Самбикин вставал с кровати, зажигал свет и ходил в волнении, желая предпринять что-либо немедленно. Он включал радио и слышал, что музыка уже не играет, но пространство гудит в своей тревоге, будто безлюдная дорога, по которой хотелось уйти. Тогда Самбикин звонил в институтскую клинику и спрашивал — есть ли сейчас срочные операции, он будет ассистировать. Ему отвечали, что есть: привезли ребенка с опухолью на голове, которая растет с ежеминутной скоростью, и мальчик темнеет сознанием.
Самбикин выбегал на московскую улицу; трамваи уже не ходили, по асфальтовым тротуарам звучно стучали высокие каблуки женщин, возвращавшихся домой из театров и лабораторий или от любимых ими людей. Самбикин, действуя своими длинными ногами, быстро добегал до Бауманского района, где строился медицинский экспериментальный институт специального назначения. Институт не был еще окончательно оборудован, и сейчас в нем работали только два отделения — хирургии и травматическое. Двор института был загружен трубами, досками, вагонетками и ящиками с научным инвентарем; забор детского масштаба, отделявший строительство от какого-то жилищного дома, накренился и вовсе поник.
На этом дворе Самбикин услышал вдруг жалкую музыку, тронувшую его сердце не столько мелодией, сколько неясным воспоминанием чего-то прожитого, оставленного в забвении. Он заслушался на минуту; музыка играла по ту сторону бедного забора. Самбикин влез на забор и увидел постаревшего лысого скрипача, игравшего в безлюдьи, в два часа ночи. Самбикин прочел вывеску над входной дверью дома, у которого играл музыкант: «Правление жакта и домоуправление». Самбикин достал рубль и хотел дать его музыканту за работу, но скрипач отказался. Он сказал, что сейчас играет для себя, потому что ему тоскливо и он может спать только на утренней заре, а до нее еще далеко…
Около малой операционной залы уже висели два мягких баллона с кислородом и стояла старшая дежурная сестра. В конце коридора, в отдельной комнате-боксе, сплошь застекленной по стороне, обращенной в коридор, больного ребенка готовили к операции — ему быстро брили голову две сестры. За левым ухом у мальчика, заняв полголовы, вырос шар, наполненный горячим бурым гноем и кровью, и этот шар походил на вторую дикую голову ребенка, сосущую его изнемогающую жизнь. Ребенок сидел в кровати и не спал: ему было лет семь. Он смотрел опустевшими, уснувшими глазами и немного поднимал руки в воздух, когда его сердце заходилось от боли, мучаясь и не ожидая пощады.
В живом сознании Самбикина с точным ощущением встала болезнь ребенка, и он потер у себя за ухом, ища шаровидную опухоль — вторую безумную голову, в которой сжимается смертный гной.
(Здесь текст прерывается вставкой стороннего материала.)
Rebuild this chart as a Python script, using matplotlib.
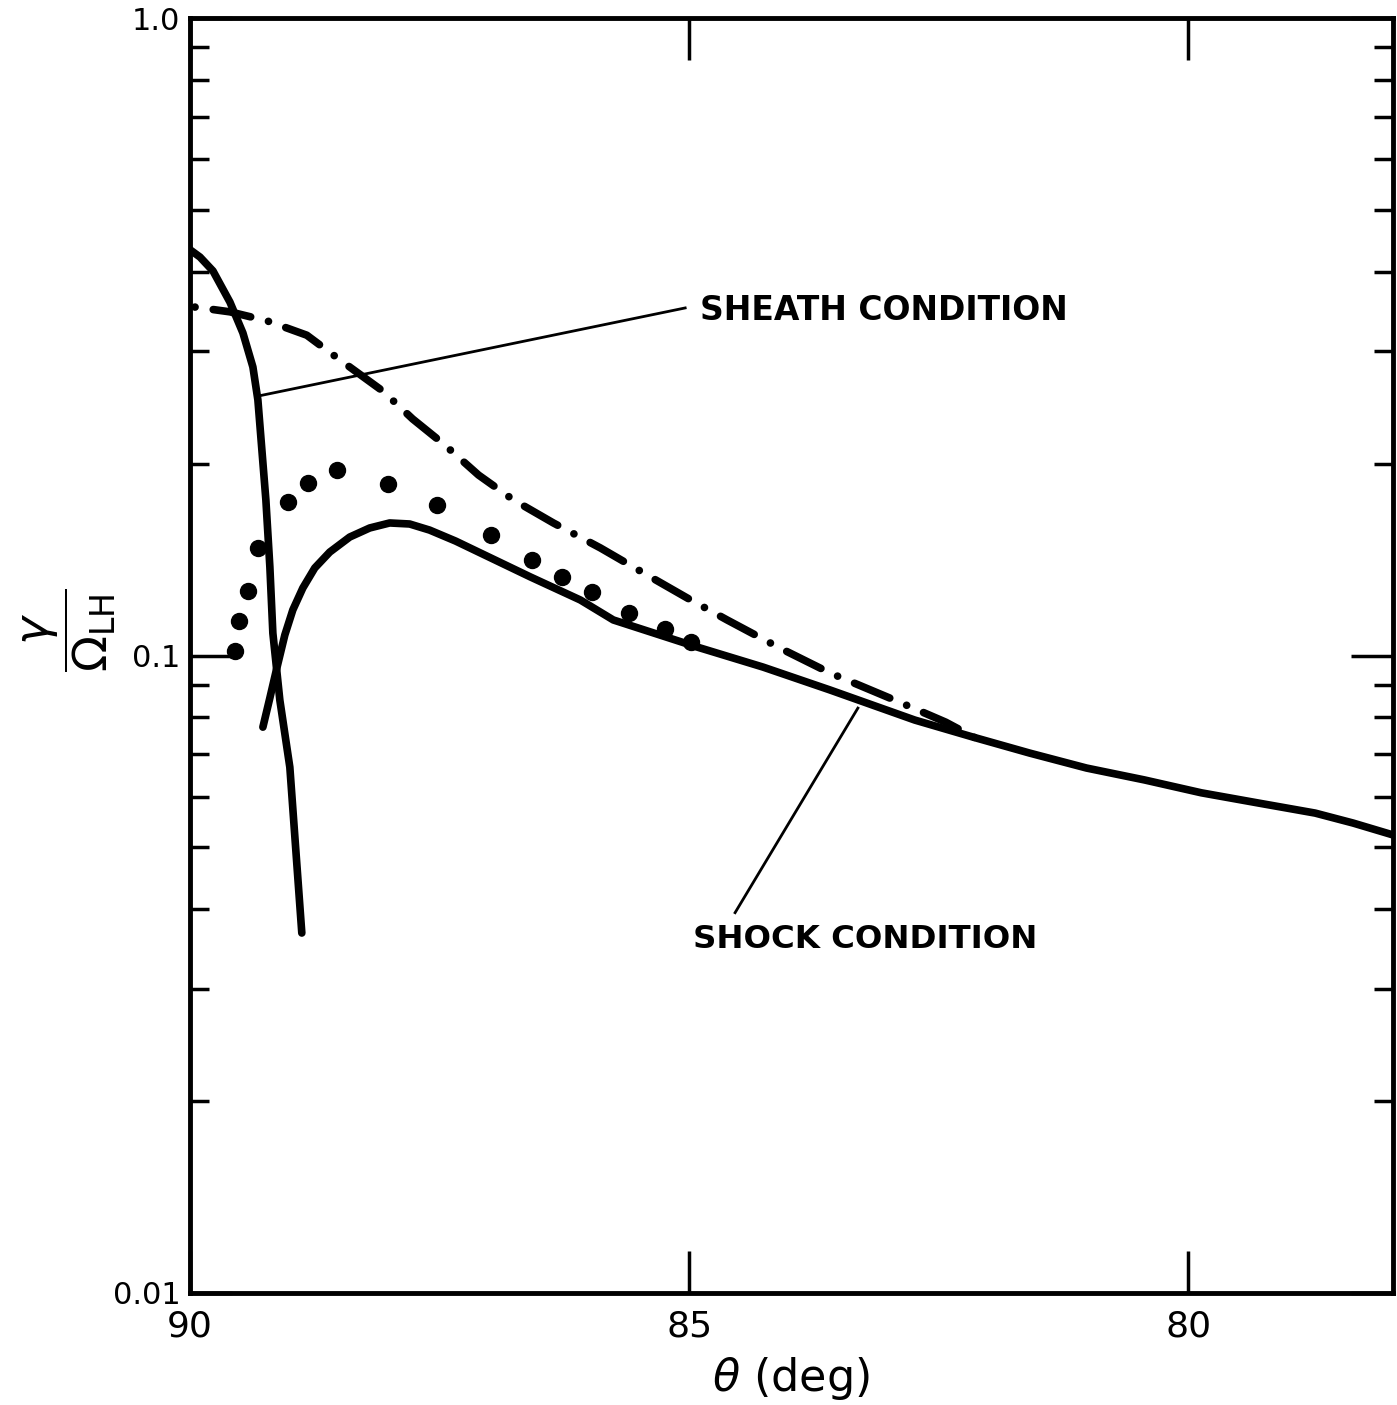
from matplotlib import pyplot as plt
from matplotlib.ticker import FixedLocator, NullFormatter
import numpy as np

# sheath condition (steep solid curve)
sheath_theta = [90.00, 89.90, 89.77, 89.60, 89.47, 89.37, 89.32, 89.28, 89.24, 89.20,
                89.17, 89.10, 89.00, 88.94, 88.88]
sheath_gamma = [0.433, 0.4217, 0.4011, 0.3584, 0.3206, 0.2835, 0.2517, 0.2101, 0.1754, 0.1377,
                0.1084, 0.0851, 0.0668, 0.0495, 0.0367]

# shock condition (solid curve with a hump)
shock_theta = [89.27, 89.20, 89.13, 89.05, 88.97, 88.87, 88.75, 88.60, 88.40, 88.20,
               88.00, 87.80, 87.60, 87.34, 87.09, 86.59, 86.09, 85.76, 84.92, 84.26,
               83.59, 82.74, 82.16, 81.59, 81.02, 80.44, 79.87, 79.30, 78.73, 78.35,
               77.95]
shock_gamma = [0.0772, 0.0858, 0.0956, 0.1077, 0.1179, 0.1276, 0.1372, 0.1453, 0.1534, 0.1585,
               0.1614, 0.1608, 0.1573, 0.1512, 0.1448, 0.1328, 0.1222, 0.1137, 0.1031, 0.0959,
               0.0883, 0.0792, 0.0745, 0.0703, 0.0666, 0.0638, 0.0609, 0.0587, 0.0566, 0.0546,
               0.0523]

# dash-dot curve
dd_theta = [89.95, 89.60, 89.23, 88.83, 88.50, 88.07, 87.77, 87.46, 87.11, 86.76,
            86.36, 85.89, 85.42, 85.02, 84.62, 84.09, 83.59, 82.94, 82.43, 82.13]
dd_gamma = [0.352, 0.346, 0.335, 0.318, 0.291, 0.260, 0.235, 0.2147, 0.1919, 0.1754,
            0.1614, 0.1475, 0.1337, 0.1231, 0.1137, 0.1027, 0.0939, 0.0851, 0.0786, 0.0742]

# dotted curve
dot_theta = [89.55, 89.51, 89.42, 89.32, 89.02, 88.82, 88.53, 88.02, 87.53, 86.99,
             86.57, 86.27, 85.97, 85.60, 85.24, 84.98]
dot_gamma = [0.1016, 0.1133, 0.1262, 0.1475, 0.1741, 0.1865, 0.1954, 0.1858, 0.1722, 0.1545,
             0.1412, 0.1328, 0.1258, 0.1166, 0.1101, 0.1050]

x_ticks = [90, 85, 80]
x_ticklabels = ['90', '85', '80']
y_ticks = [0.01, 0.1, 1.0]
y_ticklabels = ['0.01', '0.1', '1.0']

# annotation leaders: label position, line start, line end
sheath_label = (84.89, 0.3483)
sheath_line = [(85.04, 0.3509), (89.31, 0.2554)]
shock_label = (84.96, 0.0358)
shock_line = [(84.54, 0.0395), (83.31, 0.0827)]

plt.rcParams['font.family'] = 'DejaVu Sans'
plt.rcParams['mathtext.fontset'] = 'dejavusans'

fig = plt.figure(figsize=(13.97, 14.05), dpi=100)
ax = fig.add_axes([190/1397, 1 - 1293/1405, 1203/1397, 1275/1405])

lw = 5.5
ax.plot(sheath_theta, sheath_gamma, color='black', lw=lw, solid_capstyle='round', solid_joinstyle='round')
ax.plot(shock_theta, shock_gamma, color='black', lw=lw, solid_capstyle='round', solid_joinstyle='round')
ax.plot(dd_theta, dd_gamma, color='black', lw=lw, dash_capstyle='round',
        linestyle=(7.4, (5.0, 2.4, 0.01, 2.4)))
ax.plot(dot_theta, dot_gamma, 'o', color='black', markersize=11.5)

for (x0, y0), (x1, y1) in [sheath_line, shock_line]:
    ax.plot([x0, x1], [y0, y1], color='black', lw=2)

ax.text(*sheath_label, 'SHEATH CONDITION', fontsize=23.8, fontweight='bold', ha='left', va='center')
ax.text(*shock_label, 'SHOCK CONDITION', fontsize=23.3, fontweight='bold', ha='left', va='center')

ax.set_yscale('log')
ax.set_xlim(90, 77.95)
ax.set_ylim(0.01, 1.0)

ax.set_xticks(x_ticks)
ax.set_xticklabels(x_ticklabels)
ax.set_yticks(y_ticks)
ax.set_yticklabels(y_ticklabels)
ax.yaxis.set_minor_locator(FixedLocator(
    [m * d for d in (0.01, 0.1) for m in range(2, 10)]))
ax.yaxis.set_minor_formatter(NullFormatter())

ax.tick_params(axis='x', which='major', direction='in', length=30, width=2.5,
               top=True, labelsize=26, pad=12)
ax.tick_params(axis='y', which='major', direction='in', length=30, width=2.5,
               right=True, labelsize=22, pad=7)
ax.tick_params(axis='y', which='minor', direction='in', length=14, width=2.5, right=True)

for sp in ax.spines.values():
    sp.set_linewidth(3.5)

ax.set_xlabel(r'$\theta$ (deg)', fontsize=32, labelpad=8)
ax.set_ylabel(r'$\dfrac{\gamma}{\Omega_{\mathrm{LH}}}$', fontsize=34)
ax.yaxis.set_label_coords(-0.06, 0.52)

plt.savefig('out.png', dpi=100)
Он пошел готовиться к операции.
Переодеваясь и думая, он слышал шум в своем левом ухе — это гной в голове ребенка химически размывал и разъедал последнюю костяную пластину, защищавшую его мозг; в уме мальчика сейчас уже стелется туманная смерть, жизнь держится еще под защитой костяной пленки, но в ней осталось толщины не более доли миллиметра, и слабеющая кость вибрирует под напряжением гноя.
— Что он сейчас видит в своем сознании? — спрашивал сам у себя Самбикин про больного. — Он видит сны, берегущие его от ужаса… Он видит двух своих матерей, моющих его в ванне, а это две сестры бреют его волосы. И он одного только боится: почему две матери?.. Он видит любимую кошку, которая живет с ним дома в комнате, и эта кошка впилась ему сейчас в голову…
Пришел старый хирург-оператор, которому должен помогать Самбикин. Старик был готов и приглашал своего ассистента. Вести операцию самостоятельно Самбикину еще не давали: ему было двадцать семь лет, и хирургический стаж его продолжался всего второй год.
Все звуки в хирургическом институте тщательно уничтожались, и сигнализация совершалась цветным светом. В комнате дежурного врача зажглись три лампы разных цветов — и вслед за тем почти бесшумно были совершены несколько действий: по пробковому ковру коридора проехала низкая тележка на резиновых колесах и отвезла больного в операционную залу; электромонтер переключил электрический свет на питание из институтской аккумуляторной батареи, чтобы свет не зависел от случайностей городской сети, и пустил в ход аппарат, нагнетающий озонированный воздух в операционную; дверь операционной залы беззвучно открылась, и в лицо больного ребенка подул прохладный и благоуханный ветер из специального прибора — мальчик получил усыпление и улыбнулся, освобожденный от последних следов страдания.